* Nick Piggin <[EMAIL PROTECTED]> wrote:

> [...] Although I'd imagine it may be something distros may want. For 
> example, a generic x86-64 kernel for both AMD and Intel systems could 
> easily have SMT and NUMA turned on.

yes, that's true - in fact reducing the number of separate kernel 
packages is of utmost importance to all distributions. (I'm not sure we 
are there yet with CONFIG_NUMA, but small steps wont hurt.)

> I agree with the downside of exercising less code paths though.

if we make CONFIG_NUMA good enough on small boxes so that distributors 
can turn it on then in the long run the loss could be offset by the win 
the extra QA gives.

> >is there any case where we'd want to simplify the domain tree? One more 
> >domain level is just one (and very minor) aspect of CONFIG_NUMA - i'd 
> >not want to run a CONFIG_NUMA kernel on a non-NUMA box, even if the 
> >domain tree got optimized. Hm?
> 
> I guess there is the SMT issue too, and even booting an SMP kernel on 
> a UP system. Also small ia64 NUMA systems will probably have one 
> redundant NUMA level.

i think most factors of not running an SMP kernel on a UP box are not 
due scheduler overhead: the biggest cost is spinlock overhead. Someone 
should try a little prototype: use the 'alternate instructions' 
framework to patch out calls to spinlock functions to NOPs, and 
benchmark the resulting kernel against UP. If it's "good enough", 
distros will use it.
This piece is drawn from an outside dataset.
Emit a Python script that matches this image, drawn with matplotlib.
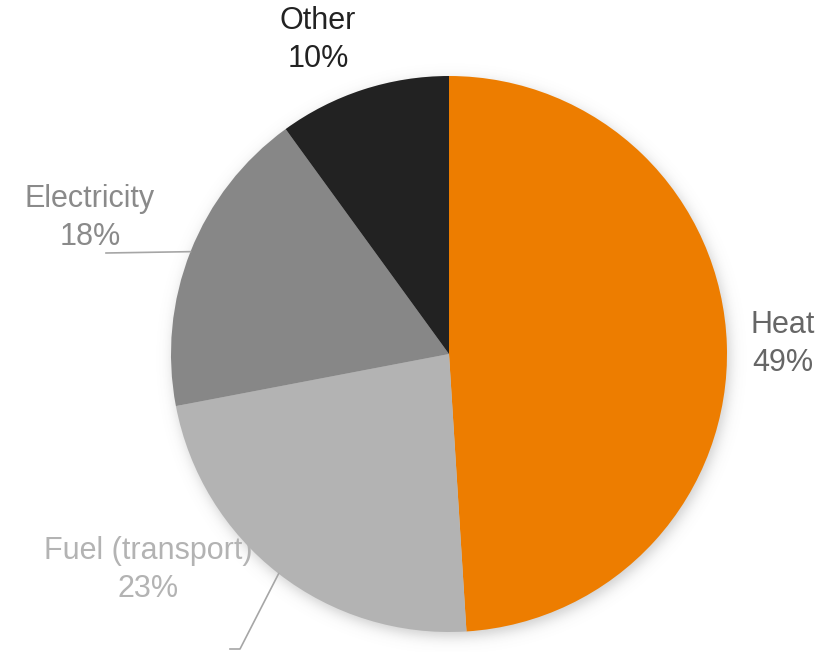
import numpy as np
import matplotlib
matplotlib.use("Agg")
import matplotlib.pyplot as plt

categories = ["Heat", "Fuel (transport)", "Electricity", "Other"]
shares = [49, 23, 18, 10]
colors = ["#ED7D00", "#B3B3B3", "#878787", "#222222"]
label_colors = ["#666666", "#B3B3B3", "#8A8A8A", "#222222"]

W, H = 828, 652
fig = plt.figure(figsize=(W / 100, H / 100), dpi=100)
ax = fig.add_axes([0, 0, 1, 1])

cx, cy, R = 449, H - 354, 278

# soft drop shadow under the pie
yy, xx = np.mgrid[0:H, 0:W]
d = np.hypot(xx - (cx + 2), (H - yy) - (cy - 4)) - R
alpha = 0.3 / (1 + np.exp(d / 4.0))
shadow = np.zeros((H, W, 4))
shadow[..., :3] = 0.35
shadow[..., 3] = alpha
ax.imshow(shadow, extent=(0, W, 0, H), origin="upper", zorder=0, interpolation="bilinear")

wedges, _ = ax.pie(shares, colors=colors, startangle=90, counterclock=False,
                   center=(cx, cy), radius=R, frame=True,
                   wedgeprops=dict(linewidth=0, zorder=1))
ax.set_xlim(0, W)
ax.set_ylim(0, H)
ax.set_aspect("equal")
ax.axis("off")

font = dict(family="Liberation Sans", fontsize=22, ha="center", va="center", linespacing=1.38)
label_pos = {"Heat": (783, 344), "Fuel (transport)": (148, 570),
             "Electricity": (90, 218), "Other": (318, 40)}
for name, val, col in zip(categories, shares, label_colors):
    x, y = label_pos[name]
    ax.text(x, H - y, f"{name}\n{val}%", color=col, zorder=3, **font)

def edge_point(w):
    mid = np.deg2rad((w.theta1 + w.theta2) / 2)
    return cx + R * np.cos(mid), cy + R * np.sin(mid)

# leader lines
ex, ey = edge_point(wedges[2])
ax.plot([ex, 106], [ey, H - 253], color="#A6A6A6", lw=1.2, zorder=2)
fx, fy = edge_point(wedges[1])
ax.plot([fx, 240, 230], [fy, H - 649, H - 649], color="#A6A6A6", lw=1.2, zorder=2)

fig.savefig("out.png", dpi=100, facecolor="white")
Having just a single binary kernel RPM that 
supports everything from NUMA through SMP to UP is the holy grail of 
distros. (especially the ones that offer commercial support and 
services.)

this is probably not possible on x86 - e.g. it would probably be 
expensive (in terms of runtime cost) to make the PAE/non-PAE decision 
runtime (the distro boot kernel needs to be non-PAE). But for newer 
arches like x64 it should be easier.

> If/when topologies get more complex (for example, the recent Altix 
> discussions we had with Paul), it will be generally easier to set up 
> all levels in a generic way, then weed them out using something like 
> this, rather than put the logic in the domain setup code.

ok. That should also make it easier to put more of the arch domain setup 
code into sched.c. E.g. i'm still uneasy about it having so much 
scheduler code in arch/ia64/kernel/domain.c, and all the ripple effects.